Freemium titles generate two-thirds of App Store gaming revenues

The rise of freemium or free-to-play apps has been dramatic over the last year, becoming the dominant revenue model for the top gaming titles in Apple’s App Store. Mobile analytics and advertising company Flurry said in June, free-to-play games, which monetize through in-app purchases, now account for 65 percent of revenue among the top 100 games in the App Store, while paid downloads account for 35 percent of revenue.

That’s a big reversal from January, when paid download revenue brought in 61 percent of revenue for the top 100 games. But it shows how developers have embraced the freemium model, and at least for the top publishers, they’re finding it more lucrative than charging for downloads. As I wrote about last October, one-third of the top 100 grossing apps were freemium, and by the end of 2010, Distimo reported 49 percent of the revenue on iPhone apps came from in-app purchases in both free and paid apps.

Mobile games are following in the footsteps of social games, becoming games as a service that continues to be updated over time. The free-to-play model ensures a lot of users can try out a game for free, greatly expanding the number of potential users. But it comes down to extracting money from just a small fraction of them, selling them on virtual items, currency and goods that enhance the game play.

Flurry said only 0.5  to 6 percent of gamers actually spend money in free games, depending on the quality of the game and its mechanics. That’s a small percentage, but it works for game developers who can build engaging titles that keep people coming back.

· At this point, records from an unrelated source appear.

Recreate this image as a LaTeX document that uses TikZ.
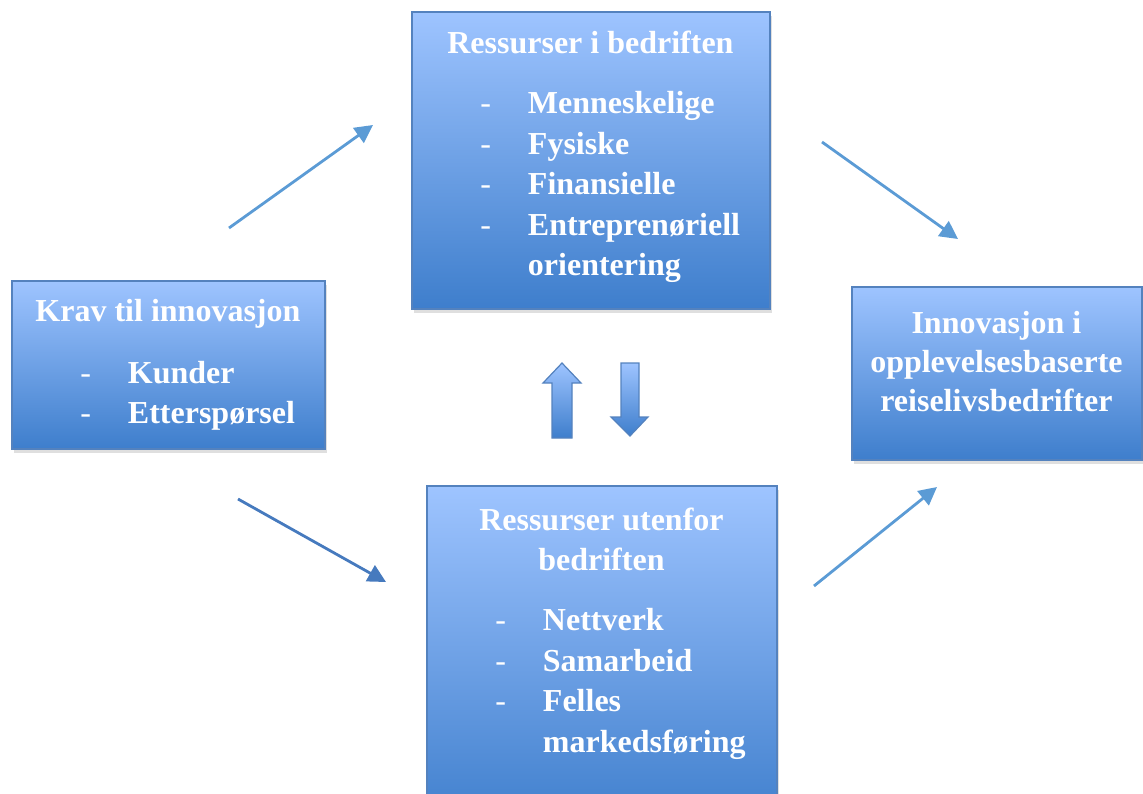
\documentclass[tikz,border=0pt]{standalone}
\usepackage{fontspec}
\setmainfont{Liberation Serif}
\usetikzlibrary{arrows.meta,positioning,shadows}
\definecolor{boxtop}{RGB}{158,196,255}
\definecolor{boxbot}{RGB}{62,126,204}
\definecolor{boxline}{RGB}{84,130,190}
\definecolor{pilfarge}{RGB}{91,155,213}
\definecolor{pilmork}{RGB}{70,122,190}
\tikzset{>=latex,
  boks/.style={draw=boxline, line width=1.5pt, top color=boxtop, bottom color=boxbot,
    drop shadow={shadow xshift=1.5pt, shadow yshift=-4pt, opacity=0.25}, inner sep=0pt},
  tekst/.style={anchor=base west, inner sep=0pt, text=white, font=\bfseries\fontsize{32}{40.5}\selectfont},
  pil/.style={draw=pilfarge, line width=2.8pt, -{Triangle[length=18pt,width=18pt]}},
  blokk/.style={draw=boxline, line width=1.2pt, top color=boxtop, bottom color=boxbot}}
\newcommand{\punkt}[1]{\hspace*{69pt}\makebox[47.5pt][l]{\mdseries -}#1\par}
\begin{document}
\begin{tikzpicture}[x=1pt,y=-1pt]
    \clip (0,0) rectangle (1143,793);
    % boxes
    \node [boks,minimum width=358pt,minimum height=297pt] (intern) at (591,160.5) {};
    \node [boks,minimum width=313pt,minimum height=168pt] (krav) at (168.5,365) {};
    \node [boks,minimum width=350pt,minimum height=344pt] (ekstern) at (602,658) {};
    \node [boks,minimum width=290pt,minimum height=173pt] (innov) at (997,373.5) {};

    \node [tekst] (interntekst) at ([yshift=-42pt]intern.north west) {\parbox[t]{358pt}{\centering Ressurser i bedriften\par\vspace{20pt}\raggedright
      \punkt{Menneskelige}\punkt{Fysiske}\punkt{Finansielle}\punkt{Entreprenøriell}\hspace*{116.5pt}orientering}};
    \node [tekst] (kravtekst) at ([yshift=-41pt]krav.north west) {\parbox[t]{313pt}{\centering Krav til innovasjon\par\vspace{21.5pt}\raggedright
      \punkt{Kunder}\punkt{Etterspørsel}}};
    \node [tekst] (eksterntekst) at ([yshift=-45pt]ekstern.north west) {\parbox[t]{350pt}{\centering Ressurser utenfor\\bedriften\par\vspace{19.5pt}\raggedright
      \punkt{Nettverk}\punkt{Samarbeid}\punkt{Felles}\hspace*{116.5pt}markedsføring}};
    \node [tekst,font=\bfseries\fontsize{32}{39}\selectfont] (innovtekst) at ([yshift=-47pt]innov.north west) {\parbox[t]{290pt}{\centering Innovasjon i\\opplevelsesbaserte\\reiselivsbedrifter}};

    % block arrows
    \path [blokk] (552,438) -- (552,383) -- (543,383) -- (562,363) -- (581,383) -- (572,383) -- (572,438) -- cycle;
    \path [blokk] (621,363) -- (639,363) -- (639,417) -- (648,417) -- (630,436) -- (611,417) -- (621,417) -- cycle;

    % arrows
    \coordinate (k1) at (229,228); \coordinate (i1) at (373,125);
    \coordinate (i2) at (822,142); \coordinate (n1) at (958,239);
    \coordinate (k2) at (238,499); \coordinate (e1) at (386,582);
    \coordinate (e2) at (814,586); \coordinate (n2) at (937,487);
    \draw [pil] (k1) -- (i1);
    \draw [pil] (i2) -- (n1);
    \draw [pil,draw=pilmork] (k2) -- (e1);
    \draw [pil] (e2) -- (n2);
\end{tikzpicture}
\end{document}
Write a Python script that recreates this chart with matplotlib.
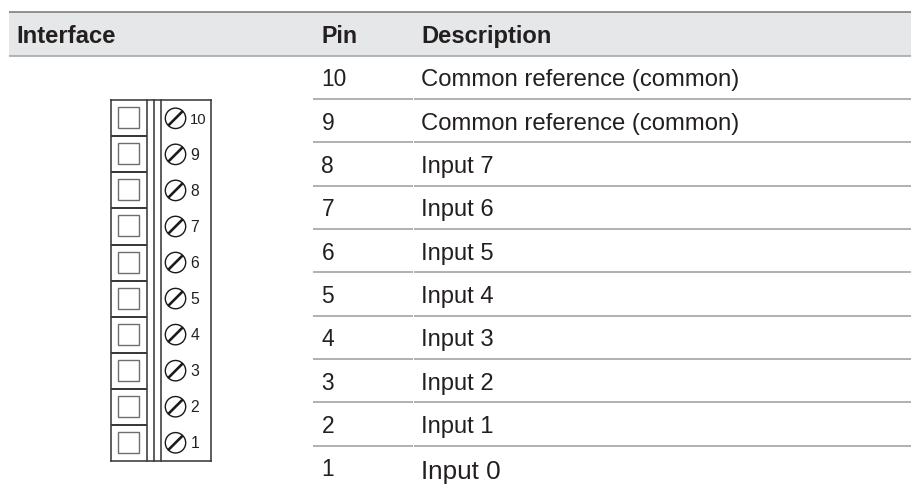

That’s been the secret to companies like Pocket Gems and Playforge, which I’ve written about before. They focus on holding on to users for long periods of time through updates and features, which can pay off as they get users to eventually open up their wallets. As I noted earlier, the industry needs to value engagement more rather than pursue pure download numbers, because developers can’t monetize users who abandon a game after a couple of weeks.

This isn’t to say free-to-play is the only way to make money. Paid downloads are still an important revenue source and won’t go away. I, for one, still like to pay for quality titles. And mobile advertising, while still just emerging, can also bring in dollars for big titles. But the money in the mobile gaming market is clearly tilting toward freemium. Gartner estimates mobile gaming will be the fastest-growing gaming segment, accounting for 20 percent of the expected $112 billion in overall gaming revenue by 2015, fueled in part by the shift to free-to-play games.

Developers need to figure out if this makes sense for their apps and how they can implement it well, because it’s not enough to just adopt this model. A lot of tinkering and tuning is necessary to make it really pay off. But when you get it right, it seems the dollars are increasingly there.